SOURCE EXCERPT:
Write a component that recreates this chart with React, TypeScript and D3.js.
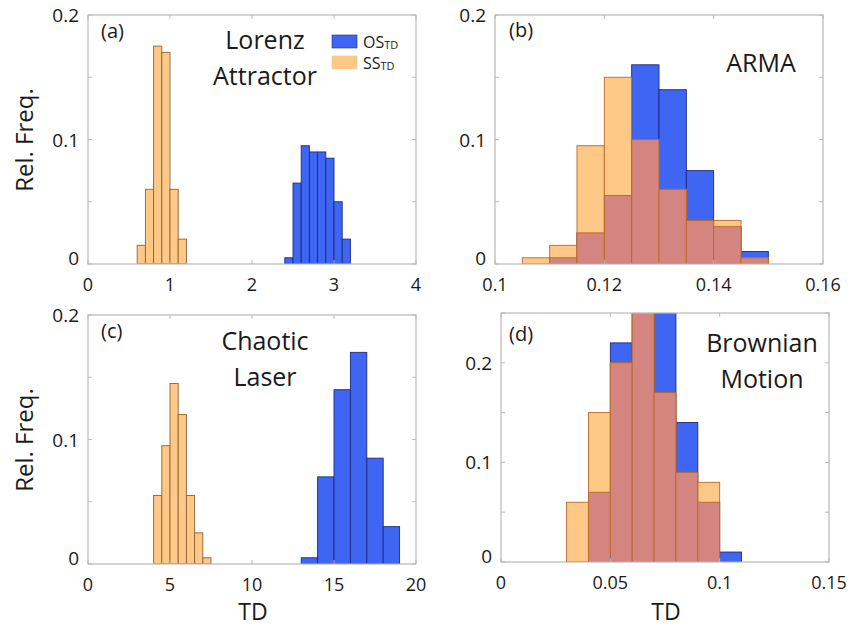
import React from "react";
import * as d3 from "d3";

// ---------- data ----------
// (a) Lorenz attractor
const lorenzSSBins = [0.6, 0.7, 0.8, 0.9, 1.0, 1.1];
const lorenzSS = [0.015, 0.06, 0.175, 0.17, 0.06, 0.02];
const lorenzOSBins = [2.4, 2.5, 2.6, 2.7, 2.8, 2.9, 3.0, 3.1];
const lorenzOS = [0.005, 0.065, 0.095, 0.09, 0.09, 0.085, 0.05, 0.02];
const lorenzWidth = 0.1;

// (b) ARMA
const armaBins = [0.105, 0.11, 0.115, 0.12, 0.125, 0.13, 0.135, 0.14, 0.145];
const armaOS = [0, 0.005, 0.025, 0.055, 0.16, 0.14, 0.075, 0.03, 0.01];
const armaSS = [0.005, 0.015, 0.095, 0.15, 0.1, 0.06, 0.035, 0.035, 0.005];
const armaWidth = 0.005;

// (c) Chaotic laser
const laserSSBins = [4, 4.5, 5, 5.5, 6, 6.5, 7];
const laserSS = [0.055, 0.095, 0.145, 0.12, 0.055, 0.025, 0.005];
const laserSSWidth = 0.5;
const laserOSBins = [13, 14, 15, 16, 17, 18];
const laserOS = [0.005, 0.07, 0.14, 0.17, 0.085, 0.03];
const laserOSWidth = 1;

// (d) Brownian motion
const brownBins = [0.03, 0.04, 0.05, 0.06, 0.07, 0.08, 0.09, 0.1];
const brownOS = [0, 0.07, 0.22, 0.26, 0.26, 0.14, 0.06, 0.01];
const brownSS = [0.06, 0.15, 0.2, 0.27, 0.17, 0.09, 0.08, 0];
const brownWidth = 0.01;

const xTicksA = [0, 1, 2, 3, 4];
const xTicksB = [0.1, 0.12, 0.14, 0.16];
const xTicksC = [0, 5, 10, 15, 20];
const xTicksD = [0, 0.05, 0.1, 0.15];
const yTicks = [0, 0.05, 0.1, 0.15, 0.2];
const yTicksD = [0, 0.05, 0.1, 0.15, 0.2, 0.25];
const yLabelTicks = [0, 0.1, 0.2];

// ---------- styles ----------
const FONT = "'Open Sans', 'Noto Sans', sans-serif";
const BLUE = "#3e66f3";
const BLUE_EDGE = "#1c2b80";
const ORANGE = "#fec886";
const ORANGE_EDGE = "#8f6236";
const PINK = "#d5857f";
const PINK_EDGE = "#b8682a";
const AXIS = "#b8b8b8";
const TEXT = "#1a1a1a";

type Series = { bins: number[]; values: number[]; width: number };

type PanelProps = {
  id: string;
  left: number;
  top: number;
  width: number;
  height: number;
  xDomain: [number, number];
  yDomain: [number, number];
  xTicks: number[];
  yTicks: number[];
  os: Series;
  ss: Series;
  overlapEdge: string;
};

const fmt = (v: number) => String(+v.toFixed(4));

function Panel(p: PanelProps) {
  const x = d3.scaleLinear().domain(p.xDomain).range([p.left, p.left + p.width]);
  const y = d3.scaleLinear().domain(p.yDomain).range([p.top + p.height, p.top]);
  const y0 = y(0);
  const clipId = "clip-" + p.id;

  const ssMap = new Map<string, number>();
  p.ss.bins.forEach((b, i) => ssMap.set(b.toFixed(5) + "_" + p.ss.width, p.ss.values[i]));

  const overlaps: { x0: number; x1: number; v: number }[] = [];
  p.os.bins.forEach((b, i) => {
    const key = b.toFixed(5) + "_" + p.os.width;
    if (ssMap.has(key)) {
      const v = Math.min(ssMap.get(key)!, p.os.values[i]);
      if (v > 0) overlaps.push({ x0: b, x1: b + p.os.width, v });
    }
  });

  const tl = 4;
  return (
    <g>
      <defs>
        <clipPath id={clipId}>
          <rect x={p.left} y={p.top} width={p.width} height={p.height} />
        </clipPath>
      </defs>
      <g clipPath={`url(#${clipId})`}>
        {p.os.bins.map((b, i) =>
          p.os.values[i] > 0 ? (
            <rect
              key={"os" + i}
              x={x(b)}
              y={y(p.os.values[i])}
              width={x(b + p.os.width) - x(b)}
              height={y0 - y(p.os.values[i])}
              fill={BLUE}
              stroke={BLUE_EDGE}
              strokeWidth={0.9}
            />
          ) : null
        )}
        {p.ss.bins.map((b, i) =>
          p.ss.values[i] > 0 ? (
            <rect
              key={"ss" + i}
              x={x(b)}
              y={y(p.ss.values[i])}
              width={x(b + p.ss.width) - x(b)}
              height={y0 - y(p.ss.values[i])}
              fill={ORANGE}
              stroke={p.overlapEdge}
              strokeWidth={0.9}
            />
          ) : null
        )}
        {overlaps.map((o, i) => (
          <rect
            key={"ov" + i}
            x={x(o.x0)}
            y={y(o.v)}
            width={x(o.x1) - x(o.x0)}
            height={y0 - y(o.v)}
            fill={PINK}
            stroke={p.overlapEdge}
            strokeWidth={0.9}
          />
        ))}
      </g>
      <rect
        x={p.left}
        y={p.top}
        width={p.width}
        height={p.height}
        fill="none"
        stroke={AXIS}
        strokeWidth={1.2}
      />
      {p.xTicks.map((t, i) => (
        <g key={"xt" + i}>
          <line x1={x(t)} x2={x(t)} y1={p.top + p.height} y2={p.top + p.height - tl} stroke={AXIS} />
          <line x1={x(t)} x2={x(t)} y1={p.top} y2={p.top + tl} stroke={AXIS} />
          <text
            x={x(t)}
            y={p.top + p.height + 20}
            textAnchor="middle"
            dominantBaseline="central"
            fontSize={18}
            fontFamily={FONT}
            fill={TEXT}
          >
            {fmt(t)}
          </text>
        </g>
      ))}
      {p.yTicks.map((t, i) => (
        <g key={"yt" + i}>
          <line x1={p.left} x2={p.left + tl} y1={y(t)} y2={y(t)} stroke={AXIS} />
          <line x1={p.left + p.width} x2={p.left + p.width - tl} y1={y(t)} y2={y(t)} stroke={AXIS} />
          {yLabelTicks.some((v) => Math.abs(v - t) < 1e-9) ? (
            <text
              x={p.left - 9}
              y={y(t) - (t === 0 ? 6 : 0)}
              textAnchor="end"
              dominantBaseline="central"
              fontSize={19}
              fontFamily={FONT}
              fill={TEXT}
            >
              {fmt(t)}
            </text>
          ) : null}
        </g>
      ))}
    </g>
  );
}

function Title({ x, y, lines, size = 25 }: { x: number; y: number; lines: string[]; size?: number }) {
  return (
    <text x={x} y={y} textAnchor="middle" fontSize={size} fontFamily={FONT} fill={TEXT}>
      {lines.map((l, i) => (
        <tspan key={i} x={x} dy={i === 0 ? 0 : 36}>
          {l}
        </tspan>
      ))}
    </text>
  );
}

export default function App() {
  const W = 851;
  const H = 627;
  const pw = 328;
  const ph = 249;
  return (
    <svg
      width={W}
      height={H}
      viewBox={`0 0 ${W} ${H}`}
      style={{ position: "absolute", left: 0, top: 0, background: "#fff" }}
    >
      <rect x={0} y={0} width={W} height={H} fill="#fff" />
      <Panel
        id="a"
        left={88}
        top={15}
        width={pw}
        height={ph}
        xDomain={[0, 4]}
        yDomain={[0, 0.2]}
        xTicks={xTicksA}
        yTicks={yTicks}
        os={{ bins: lorenzOSBins, values: lorenzOS, width: lorenzWidth }}
        ss={{ bins: lorenzSSBins, values: lorenzSS, width: lorenzWidth }}
        overlapEdge={ORANGE_EDGE}
      />
      <Panel
        id="b"
        left={495}
        top={15}
        width={pw}
        height={ph}
        xDomain={[0.1, 0.16]}
        yDomain={[0, 0.2]}
        xTicks={xTicksB}
        yTicks={yTicks}
        os={{ bins: armaBins, values: armaOS, width: armaWidth }}
        ss={{ bins: armaBins, values: armaSS, width: armaWidth }}
        overlapEdge={PINK_EDGE}
      />
      <Panel
        id="c"
        left={88}
        top={315}
        width={pw}
        height={ph}
        xDomain={[0, 20]}
        yDomain={[0, 0.2]}
        xTicks={xTicksC}
        yTicks={yTicks}
        os={{ bins: laserOSBins, values: laserOS, width: laserOSWidth }}
        ss={{ bins: laserSSBins, values: laserSS, width: laserSSWidth }}
        overlapEdge={ORANGE_EDGE}
      />
      <Panel
        id="d"
        left={501}
        top={313}
        width={pw}
        height={ph}
        xDomain={[0, 0.15]}
        yDomain={[0, 0.25]}
        xTicks={xTicksD}
        yTicks={yTicksD}
        os={{ bins: brownBins, values: brownOS, width: brownWidth }}
        ss={{ bins: brownBins, values: brownSS, width: brownWidth }}
        overlapEdge={PINK_EDGE}
      />

      <text x={101} y={38} fontSize={20} fontFamily={FONT} fill={TEXT}>(a)</text>
      <text x={509} y={37} fontSize={20} fontFamily={FONT} fill={TEXT}>(b)</text>
      <text x={101} y={338} fontSize={20} fontFamily={FONT} fill={TEXT}>(c)</text>
      <text x={509} y={341} fontSize={20} fontFamily={FONT} fill={TEXT}>(d)</text>

      <Title x={265} y={49} lines={["Lorenz", "Attractor"]} />
      <Title x={761} y={72} lines={["ARMA"]} />
      <Title x={265} y={350} lines={["Chaotic", "Laser"]} />
      <Title x={762} y={352} lines={["Brownian", "Motion"]} />

      <rect x={332} y={35} width={25} height={13} fill={BLUE} stroke={BLUE_EDGE} strokeWidth={0.6} />
      <rect x={332} y={56} width={25} height={13} fill={ORANGE} stroke={ORANGE} strokeWidth={0.6} />
      <text x={363} y={48} fontSize={16} fontFamily={FONT} fill={TEXT}>
        OS<tspan fontSize={11} dy={1}>TD</tspan>
      </text>
      <text x={363} y={69} fontSize={16} fontFamily={FONT} fill={TEXT}>
        SS<tspan fontSize={11} dy={1}>TD</tspan>
      </text>

      <text
        transform="translate(33,140) rotate(-90)"
        textAnchor="middle"
        fontSize={24}
        fontFamily={FONT}
        fill={TEXT}
      >
        Rel. Freq.
      </text>
      <text
        transform="translate(33,440) rotate(-90)"
        textAnchor="middle"
        fontSize={24}
        fontFamily={FONT}
        fill={TEXT}
      >
        Rel. Freq.
      </text>
      <text x={253} y={620} textAnchor="middle" fontSize={23} fontFamily={FONT} fill={TEXT}>TD</text>
      <text x={666} y={620} textAnchor="middle" fontSize={23} fontFamily={FONT} fill={TEXT}>TD</text>
    </svg>
  );
}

WHAT NEEDS TO BE DONE: Copy exactly the lines running from the beginning of the listing through the line that has "import * as". Drop the pictures.

OUTPUT FOR THIS EXERCISE:
Write a component that recreates this chart with React, TypeScript and D3.js.
import React from "react";
import * as d3 from "d3";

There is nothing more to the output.